Providers of digital fund management services may qualify for licenses even if they do not meet existing criteria, according to new guidance form the Monetary Authority of Singapore (MAS). The guidance also allows for exemptions from some information collection obligations.

Last week, MAS issued new guidelines on digital advisory services. The newly released guidelines on digital advisory services, also known as robo-advisers, aim to facilitate the provision of such services in Singapore.

MAS said the new guidelines will improve clarity on how existing rules apply in the context of digital advisory services.

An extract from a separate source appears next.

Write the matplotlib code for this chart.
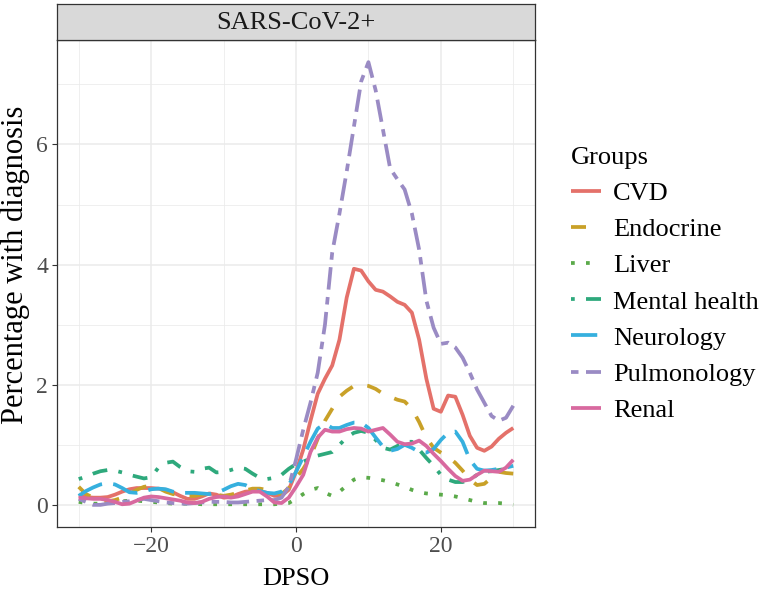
import matplotlib.pyplot as plt
import numpy as np

# days post symptom onset
dpso = np.arange(-30, 31)

groups = ['CVD', 'Endocrine', 'Liver', 'Mental health', 'Neurology', 'Pulmonology', 'Renal']

cvd = [0.15, 0.13, 0.12, 0.12, 0.13, 0.17, 0.22, 0.26, 0.28, 0.28,
       0.28, 0.27, 0.25, 0.21, 0.15, 0.10, 0.10, 0.14, 0.19, 0.17,
       0.12, 0.13, 0.18, 0.22, 0.23, 0.23, 0.20, 0.15, 0.15, 0.25,
       0.55, 0.92, 1.40, 1.85, 2.10, 2.32, 2.75, 3.45, 3.93, 3.90,
       3.72, 3.58, 3.55, 3.47, 3.38, 3.33, 3.20, 2.75, 2.10, 1.60,
       1.55, 1.82, 1.80, 1.50, 1.15, 0.95, 0.90, 0.97, 1.10, 1.20,
       1.28]
endocrine = [0.30, 0.18, 0.12, 0.08, 0.06, 0.08, 0.12, 0.18, 0.25, 0.30,
             0.32, 0.28, 0.22, 0.18, 0.16, 0.15, 0.15, 0.17, 0.18, 0.17,
             0.15, 0.17, 0.20, 0.24, 0.27, 0.27, 0.25, 0.20, 0.18, 0.28,
             0.45, 0.60, 0.80, 1.10, 1.40, 1.60, 1.80, 1.90, 1.98, 2.00,
             1.98, 1.93, 1.85, 1.80, 1.75, 1.72, 1.60, 1.38, 1.12, 0.95,
             0.87, 0.80, 0.70, 0.57, 0.42, 0.33, 0.35, 0.45, 0.55, 0.53,
             0.52]
liver = [0.05, 0.03, 0.02, 0.02, 0.03, 0.04, 0.06, 0.07, 0.07, 0.06,
         0.05, 0.04, 0.03, 0.02, 0.02, 0.02, 0.02, 0.01, 0.01, 0.01,
         0.01, 0.01, 0.01, 0.01, 0.01, 0.01, 0.01, 0.01, 0.02, 0.03,
         0.10, 0.18, 0.25, 0.28, 0.20, 0.15, 0.22, 0.32, 0.42, 0.46,
         0.45, 0.43, 0.41, 0.38, 0.34, 0.30, 0.25, 0.21, 0.19, 0.18,
         0.17, 0.16, 0.14, 0.11, 0.08, 0.05, 0.03, 0.03, 0.03, 0.02,
         0.00]
mental_health = [0.43, 0.47, 0.52, 0.56, 0.58, 0.57, 0.54, 0.50, 0.47, 0.44,
                 0.46, 0.62, 0.70, 0.72, 0.63, 0.56, 0.55, 0.60, 0.62, 0.54,
                 0.55, 0.58, 0.62, 0.60, 0.52, 0.45, 0.43, 0.45, 0.50, 0.60,
                 0.68, 0.72, 0.77, 0.82, 0.85, 0.88, 1.00, 1.12, 1.20, 1.23,
                 1.20, 1.08, 0.95, 0.92, 0.98, 1.05, 1.05, 0.92, 0.78, 0.65,
                 0.50, 0.42, 0.38, 0.38, 0.42, 0.50, 0.55, 0.56, 0.58, 0.60,
                 0.65]
neurology = [0.15, 0.23, 0.29, 0.34, 0.36, 0.34, 0.28, 0.21, 0.20, 0.22,
             0.26, 0.27, 0.26, 0.22, 0.20, 0.20, 0.20, 0.19, 0.18, 0.20,
             0.25, 0.31, 0.35, 0.33, 0.27, 0.23, 0.20, 0.19, 0.22, 0.33,
             0.55, 0.80, 1.05, 1.27, 1.35, 1.28, 1.28, 1.33, 1.37, 1.37,
             1.28, 1.12, 0.97, 0.90, 0.93, 1.00, 0.95, 0.88, 0.87, 0.93,
             1.08, 1.20, 1.22, 1.05, 0.75, 0.60, 0.57, 0.58, 0.60, 0.62,
             0.65]
pulmonology = [0.10, 0.05, 0.00, 0.00, 0.02, 0.03, 0.05, 0.06, 0.08, 0.10,
               0.08, 0.06, 0.04, 0.03, 0.02, 0.02, 0.03, 0.04, 0.05, 0.05,
               0.05, 0.04, 0.04, 0.05, 0.06, 0.07, 0.08, 0.08, 0.12, 0.30,
               0.75, 1.25, 1.70, 2.20, 3.00, 4.20, 4.85, 5.55, 6.30, 7.05,
               7.37, 6.90, 6.25, 5.60, 5.42, 5.25, 4.85, 4.25, 3.40, 2.95,
               2.68, 2.70, 2.62, 2.45, 2.20, 1.92, 1.70, 1.48, 1.40, 1.45,
               1.65]
renal = [0.12, 0.11, 0.10, 0.10, 0.08, 0.05, 0.01, 0.02, 0.07, 0.12,
         0.14, 0.13, 0.11, 0.09, 0.07, 0.04, 0.03, 0.05, 0.10, 0.13,
         0.14, 0.12, 0.14, 0.18, 0.22, 0.22, 0.14, 0.04, 0.03, 0.12,
         0.30, 0.50, 0.88, 1.12, 1.25, 1.22, 1.22, 1.26, 1.28, 1.27,
         1.22, 1.25, 1.28, 1.17, 1.05, 1.01, 1.02, 1.07, 0.98, 0.85,
         0.73, 0.60, 0.48, 0.40, 0.42, 0.50, 0.57, 0.56, 0.55, 0.62,
         0.75]

series = [cvd, endocrine, liver, mental_health, neurology, pulmonology, renal]
colors = ['#E4716A', '#C9A128', '#5BAA4A', '#2EA97C', '#36B0DE', '#9A8BC4', '#D8699F']
# R linetypes: solid, dashed, dotted, dotdash, longdash, twodash, solid
dashes = [None, (4, 4), (1, 3), (1, 3, 4, 3), (7, 3), (2, 2, 6, 2), None]

plt.rcParams['font.family'] = ['Liberation Serif', 'DejaVu Serif']

fig = plt.figure(figsize=(7.64, 5.96), dpi=100)
W, H = 764, 596
ax = fig.add_axes([57 / W, (H - 527) / H, (535 - 57) / W, (527 - 40) / H])

for name, vals, col, ds in zip(groups, series, colors, dashes):
    line, = ax.plot(dpso, vals, color=col, lw=2.7, label=name,
                    solid_capstyle='butt', dash_capstyle='butt',
                    solid_joinstyle='round')
    if ds is not None:
        line.set_dashes(ds)

# ggplot-style 5% expansion
xr = dpso.max() - dpso.min()
ax.set_xlim(dpso.min() - 0.05 * xr, dpso.max() + 0.05 * xr)
ymax = max(max(s) for s in series)
ax.set_ylim(-0.05 * ymax, ymax * 1.05)

ax.set_xticks([-20, 0, 20])
ax.set_xticks([-30, -10, 10, 30], minor=True)
ax.set_xticklabels(['\u221220', '0', '20'])
ax.set_yticks([0, 2, 4, 6])
ax.set_yticks([1, 3, 5, 7], minor=True)

ax.grid(True, which='major', color='#EBEBEB', lw=1.1)
ax.grid(True, which='minor', color='#EBEBEB', lw=0.55)
ax.set_axisbelow(True)
for sp in ax.spines.values():
    sp.set_color('#333333')
    sp.set_linewidth(0.9)
ax.tick_params(which='major', length=3.5, width=0.8, color='#333333',
               labelsize=17, labelcolor='#4D4D4D', pad=3)
ax.tick_params(which='minor', length=0)

ax.set_xlabel('DPSO', fontsize=19, labelpad=8)
# y title centred on panel + strip, as in the facet layout
fig.text(15 / W, (H - 265) / H, 'Percentage with diagnosis', rotation=90,
         ha='center', va='center', fontsize=22)

# facet strip
sx = fig.add_axes([57 / W, (H - 40) / H, (535 - 57) / W, 36 / H])
sx.set_facecolor('#D9D9D9')
sx.set_xticks([])
sx.set_yticks([])
for sp in sx.spines.values():
    sp.set_color('#333333')
    sp.set_linewidth(0.9)
sx.text(0.5, 0.47, 'SARS-CoV-2+', ha='center', va='center', fontsize=19,
        color='#1A1A1A', transform=sx.transAxes)

leg = fig.legend(loc='upper left', bbox_to_anchor=(571 / W, (H - 147) / H),
                 frameon=False, title='Groups', alignment='left',
                 fontsize=19, title_fontsize=19, handlelength=1.15,
                 handletextpad=0.45, labelspacing=0.48, borderpad=0,
                 borderaxespad=0)

fig.savefig('out.png', dpi=100)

Under the guidelines digital advisors offering fund management services to retail investors may be eligible for licensing even if they do not meet the Securities and Futures Act (SFA) corporate track record requirements, provided they meet other specified safeguards, such as a board or senior management member with relevant experience in fund management and technology, or if they offer only portfolios with noncomplex collective investment schemes.

The new rules say that digital advisors may be exempted from collecting the full suite of information on the financial circumstances of a client that the Financial Advisers Act (FAA) would otherwise require, such as income and financial commitments, if they put measures in place to identify and turn down potential investors who are unsuitable for the investment products being offered.

Digital advisers will be able to pass their clients’ trade orders to brokerage firms for execution without having to apply for another capital markets service licence to act as a financial advisers under the SFA, under the guidelines.

MAS has also introduced the Payment Services Bill, which is expected to pass in 2019 to provide a framework for a growing number of fintech companies in Singapore. While cyber security and anti-money laundering standards remain concerns of the MAS, under the Payment Services Bill the applicable rules governing individual fintech firms may differ depending on the scale of their operations.

The bill will require mobile wallet operators to ring-fence e-wallet funds, and these operators will not be allowed to make loans from the deposits made by users. Those with an average daily e-money float of more than S$5 million would also have to secure those funds in full. The intent of such regulations is to prevent fintech firms with large deposits from acting as unregulated shadow banks.